OBWOHL er ein echter Zahlenfetischist ist, verlässt er sich bei weit reichenden Entscheidungen doch auf seinen Instinkt. Und er versteht es, so sehr er auch als eiserner, unnachgiebiger Verhandler gilt, so lange zu schmeicheln, bis er schließlich bekommt, was er will. Mit der Administration von Bush senior hatte es der Republikaner Greenspan schwer, weil Bush überzeugt war, dass ihn die gebremste Wirtschaftsentwicklung der Jahre 1990-92 seine Wiederwahl gekostet hat.
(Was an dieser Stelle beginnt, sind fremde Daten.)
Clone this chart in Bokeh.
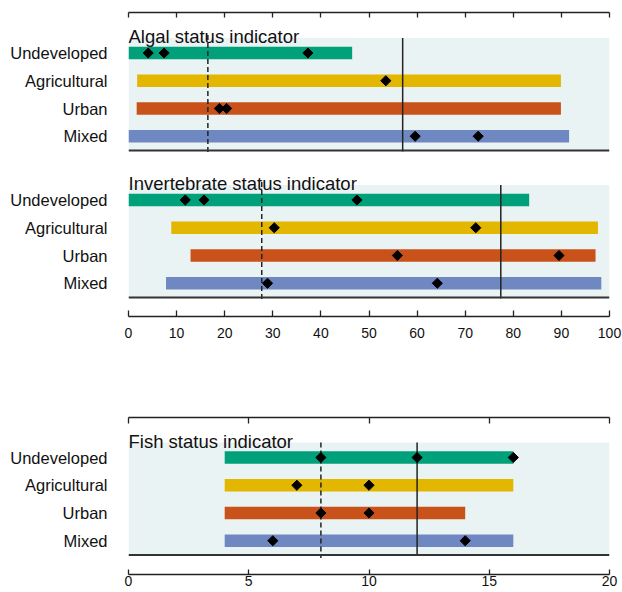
import math
from bokeh.plotting import figure
from bokeh.layouts import column
from bokeh.models import Range1d, LinearAxis, FixedTicker, CustomJSTickFormatter
from bokeh.core.properties import value
from bokeh.embed import file_html
from bokeh.resources import INLINE

# ---------------- data ----------------
categories = ["Undeveloped", "Agricultural", "Urban", "Mixed"]
colors = ["#00A07B", "#E3B600", "#C9521A", "#7088C2"]

algal_title = "Algal status indicator"
algal_start = [0.0, 1.8, 1.7, 0.0]
algal_end = [46.5, 89.9, 89.9, 91.6]
algal_points = [[4.1, 7.4, 37.3], [53.5], [18.9, 20.4], [59.6, 72.7]]
algal_dashed = 16.5
algal_solid = 57.0

invert_title = "Invertebrate status indicator"
invert_start = [0.0, 8.9, 12.9, 7.8]
invert_end = [83.3, 97.6, 97.1, 98.3]
invert_points = [[11.8, 15.7, 47.5], [30.3, 72.2], [55.9, 89.5], [28.9, 64.2]]
invert_dashed = 27.7
invert_solid = 77.4

fish_title = "Fish status indicator"
fish_start = [4.0, 4.0, 4.0, 4.0]
fish_end = [16.0, 16.0, 14.0, 16.0]
fish_points = [[8, 12, 16], [7, 10], [8, 10], [6, 14]]
fish_dashed = 8
fish_solid = 12

pct_ticks = [0, 10, 20, 30, 40, 50, 60, 70, 80, 90, 100]
fish_ticks = [0, 5, 10, 15, 20]

# ---------------- style ----------------
FONT = "Liberation Sans"
BG = "#EAF3F3"
DARK = "#222222"
ROW = 27.75
BAR_H = 12.5


def base_fig(height, xmax, frame_h, left, right, top, bottom):
    p = figure(width=622, height=height, x_range=Range1d(0, xmax),
               y_range=Range1d(frame_h, 0),
               output_backend="svg", toolbar_location=None,
               x_axis_location=None, y_axis_location=None,
               min_border_left=left, min_border_right=right,
               min_border_top=top, min_border_bottom=bottom)
    p.outline_line_color = None
    p.background_fill_color = "white"
    p.border_fill_color = "white"
    p.grid.visible = False
    return p


def add_top_axis(p, ticks, tick_len):
    # ticks only (drawn as minor ticks so no labels are produced)
    ax = LinearAxis(ticker=FixedTicker(ticks=[], minor_ticks=ticks))
    ax.axis_line_color = DARK
    ax.axis_line_width = 1.3
    ax.major_tick_line_color = None
    ax.minor_tick_line_color = DARK
    ax.minor_tick_line_width = 1.3
    ax.minor_tick_in = tick_len
    ax.minor_tick_out = 0
    ax.major_tick_in = 0
    ax.major_tick_out = 0
    ax.major_label_standoff = 0
    p.add_layout(ax, "above")


def add_bottom_axis(p, ticks, standoff, tick_len):
    ax = LinearAxis(ticker=FixedTicker(ticks=ticks, minor_ticks=[]))
    ax.axis_line_color = DARK
    ax.axis_line_width = 1.3
    ax.major_tick_line_color = DARK
    ax.major_tick_line_width = 1.3
    ax.major_tick_in = tick_len
    ax.major_tick_out = 0
    ax.minor_tick_line_color = None
    ax.major_label_text_font = FONT
    ax.major_label_text_font_size = "14px"
    ax.major_label_text_color = "#111111"
    ax.major_label_standoff = standoff
    p.add_layout(ax, "below")


def add_panel(p, bg_top, xmax, title, starts, ends, points, dashed, solid,
              dash_top_extra=3):
    centers = [bg_top + 15 + ROW * i for i in range(len(categories))]
    bg_bottom = centers[-1] + 14.25
    p.quad(left=[0], right=[xmax], top=[bg_top], bottom=[bg_bottom],
           fill_color=BG, line_color=None)
    p.hbar(y=centers, left=starts, right=ends, height=BAR_H,
           fill_color=colors, line_color=None)
    p.segment(x0=[solid], x1=[solid], y0=[bg_top], y1=[bg_bottom + 1],
              line_color=DARK, line_width=1.5)
    p.segment(x0=[dashed], x1=[dashed], y0=[bg_top - dash_top_extra],
              y1=[bg_bottom + 3], line_color=DARK, line_width=1.5,
              line_dash="5 3")
    p.segment(x0=[0], x1=[xmax], y0=[bg_bottom], y1=[bg_bottom],
              line_color="#333333", line_width=2)
    px, py = [], []
    for c, pts in zip(centers, points):
        for v in pts:
            px.append(v)
            py.append(c)
    p.scatter(px, py, marker="square", angle=math.pi / 4, size=7.2,
              fill_color="black", line_color="black")
    p.text(x=[0], y=[bg_top - 1.5], text=[title],
           text_font=value(FONT), text_font_size=value("18.5px"),
           text_align="left", text_baseline="alphabetic", text_color="#111111")
    return centers


def add_cat_axis(p, centers, names):
    ax = LinearAxis(ticker=FixedTicker(ticks=centers, minor_ticks=[]))
    ax.axis_line_color = None
    ax.major_tick_line_color = None
    ax.minor_tick_line_color = None
    ax.major_tick_in = 0
    ax.major_tick_out = 0
    ax.major_label_standoff = 21
    ax.major_label_text_font = FONT
    ax.major_label_text_font_size = "16.5px"
    ax.major_label_text_color = "#111111"
    ax.formatter = CustomJSTickFormatter(args=dict(names=names),
                                         code="return names[index];")
    p.add_layout(ax, "left")


# ---------------- figure A: algal + invertebrate ----------------
FA_H = 304
pA = base_fig(height=12 + FA_H + 30, xmax=100, frame_h=FA_H,
              left=128, right=13, top=12, bottom=30)
c1 = add_panel(pA, 25.5, 100, algal_title, algal_start, algal_end,
               algal_points, algal_dashed, algal_solid)
c2 = add_panel(pA, 172.5, 100, invert_title, invert_start, invert_end,
               invert_points, invert_dashed, invert_solid)
add_cat_axis(pA, c1 + c2, categories + categories)
add_top_axis(pA, pct_ticks, 5)
add_bottom_axis(pA, pct_ticks, standoff=11, tick_len=6)

# ---------------- figure B: fish ----------------
FB_H = 157
pB = base_fig(height=71 + FB_H + 18, xmax=20, frame_h=FB_H,
              left=126, right=12, top=71, bottom=18)
c3 = add_panel(pB, 25, 20, fish_title, fish_start, fish_end,
               fish_points, fish_dashed, fish_solid, dash_top_extra=0)
add_cat_axis(pB, c3, categories)
add_top_axis(pB, fish_ticks, 6)
add_bottom_axis(pB, fish_ticks, standoff=1, tick_len=5)

layout = column(pA, pB, spacing=0)
open("out.html", "w").write(file_html(layout, INLINE))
Zu wirklichem Ruhm gelangte Greenspan in der Clinton-Ära. 1993 hat er es geschafft, dem jungen Präsidenten seine ambitionierten Sozialprogramme auszureden und ihn dazu zu bringen, der Reduzierung des Haushaltsdefizits die oberste Priorität einzuräumen. Damals äußerte Clinton den berühmt gewordenen Satz: „Die Zukunft meines Programmes hängt von der Zentralbank ab. Und von dem elenden Schuldenmarkt.“

Erst der Wirtschafts- und Aktienboom der Neunzigerjahre macht den Mythos Greenspan erklärbar. Er gilt allgemein als der Wächter der Finanzorthodoxie, der das „Urteil des Marktes“ vollstreckt. In Wahrheit aber hat der amerikanische Zentralbankchef bei massiven Interventionen entscheidend mitgewirkt, wie etwa bei denen zur Rettung des amerikanischen Bankensystems 1990/91, zur Stabilisierung der mexikanischen (1994) und asiatischen (1997) Finanzmärkte und 1998, als der New Yorker LTCM-Fonds nur knapp dem Bankrott entging – allesamt Maßnahmen, die der offiziell ausgegebenen Devise diametral entgegenstehen. Aber die Börsenmakler mussten eben vor ihren eigenen Irrtümern bewahrt werden – ebenso wie „der Markt“ vor dem katastrophalen Zusammenbruch.

IBRAHIM WARDE

Fußnoten: 1 Bob Woodward, „Maestro: Greenspan’s Fed and the American Boom“, New York (Simon & Schuster) 2000, 270 Seiten. 2 Justin Martin, „Greenspan: The Man Behind Money“, Cambridge, Mass. (Perseus Publishing) 2000, 284 Seiten.